Any misconceptions about refugees will be changed after hearing these stories. These girls remind people of what is important and true in life.


Cold Water

Coldwater by Samuel Parker (Revell Books, 336 pages, $18.49)

By Kevin Geenen

Coldwater is mysterious, but it is not a mystery novel. 

Scattered with some pretty dark themes, it seeks to emphasize to us what we should already know: we are all tainted by sin. 

The main character, Michael, certainly knows that. 

Having made a terrible mistake as a young boy, he grew up in prison and now lives with the consequences of his actions every day. 

While he experiences guilt, that isn’t his only problem. Something much more terrible lives inside of him. 

While the book does not obsessively emphasize the concept of forgiveness and mercy, the subtle allusions are certainly there. 

Certainly, this book reminds us of our humanity. It reminds us of who we are: broken people. But just because we are broken does not mean that we are without hope. And Michael isn’t without hope either.

For those who are more mature in their faith, this book is a good reminder that Jesus is the only way to Heaven. 

For those who are just beginning their faith journey, it is a book that allows one to connect to Michael through the fact that we are all sinners and make mistakes just as he does. 

Although sin and darkness seem rather extreme in the book, they really connect to the fact that the same evil is present within each human being.


The House on Foster Hill

The House on Foster Hill by Jaime Jo Wright (Bethany House, 368 pages, $18.49)

By Christina Donati

After the death of her husband and the continuous intrusions from an unnerving stalker, Kaine Prescott decides to purchase an old house in a town from where her grandfather’s roots begin. 

Although the main storyline isn’t necessarily relatable (because how many of us deal with a crazy, murderous stalker and threats in our everyday life), the story provides the perfect amount of suspense, mystery and romance to keep any reader hooked. 

Wright’s novel balances all genres nicely and includes hints of common struggles with keeping faith and continuing to hope while going through a difficult time. 

When Kaine moves to her hometown, she discovers a past about her great-great grandmother, Ivy, which she never expected. With both murder and evil lurking in the past and present, Kaine and Ivy’s stories collide in an interesting way. With Kaine’s discoveries, she has to decide if it is worth figuring out the old mystery that Ivy left behind, if she can move on from her husband’s death, and if she is OK with starting a new life in an unknown place. 

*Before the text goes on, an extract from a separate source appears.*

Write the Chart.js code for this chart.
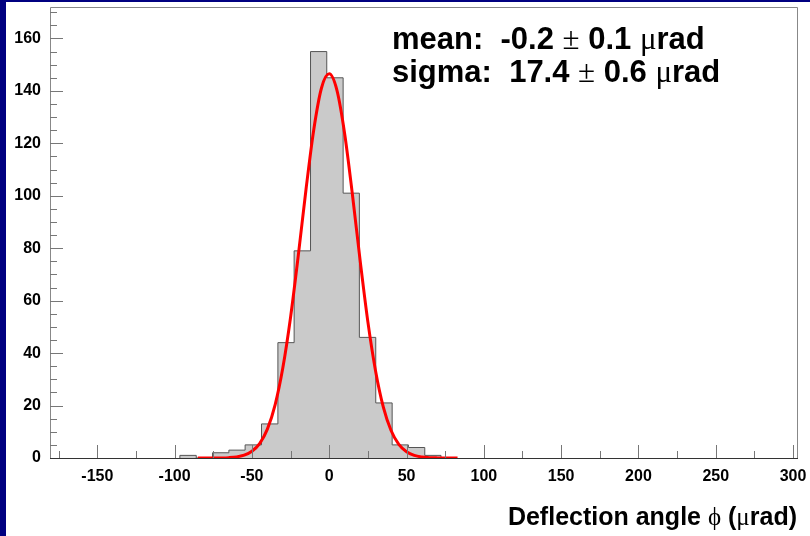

Wright does a fantastic job developing personalities and providing the perfect twist to a suspenseful plot. 

The House on Foster Hill is a great book to teach readers that despite the struggles one may face — death, guilt and questioning oneself and faith — there is a light that can be found and a way to persevere with a little bit of hope. 


Portraits of Faith

Portraits of Faith compiled by Sister Mechtilde O’Mara, CSJ and Vanessa Nicholas-Schmidt (Novalis, 93 pages, $14.95)

By Mirjana Villeneuve

This collection is perfect for the young Catholic struggling with the tug of secular society. 

Portraits of Faith is a collection of 15 essays written by young Catholics from across Canada. The editors, Sr. Mechtilde O’Mara from the Sisters of St. Joseph in Toronto and Vanessa Nicholas-Schmidt, introduce the compilation by explaining that they chose each essay with the diversity of our Catholic faith in mind. 

Passions from academia to spoken word, a multitude of cultural backgrounds and each of the three main vocations find a voice through the lives of the essayists. There is a home in the Church for everyone who seeks it and this collaborative work takes on the task of extending the invitation to young people through the testimonies of their peers.

Each story is different but, perhaps unconsciously, the message of Jeremiah 29:11 is apparent throughout: “For surely I know the plans I have for you, says the Lord, plans for your welfare and not for harm, to give you a future with hope.” 

Each essayist reflects on God’s presence throughout the difficulties they faced as they struggled with claiming the faith as their own. Vulnerable and easily readable, the stories of these young people of faith are ripe with encouragement and deserve a place on any Catholic bookshelf.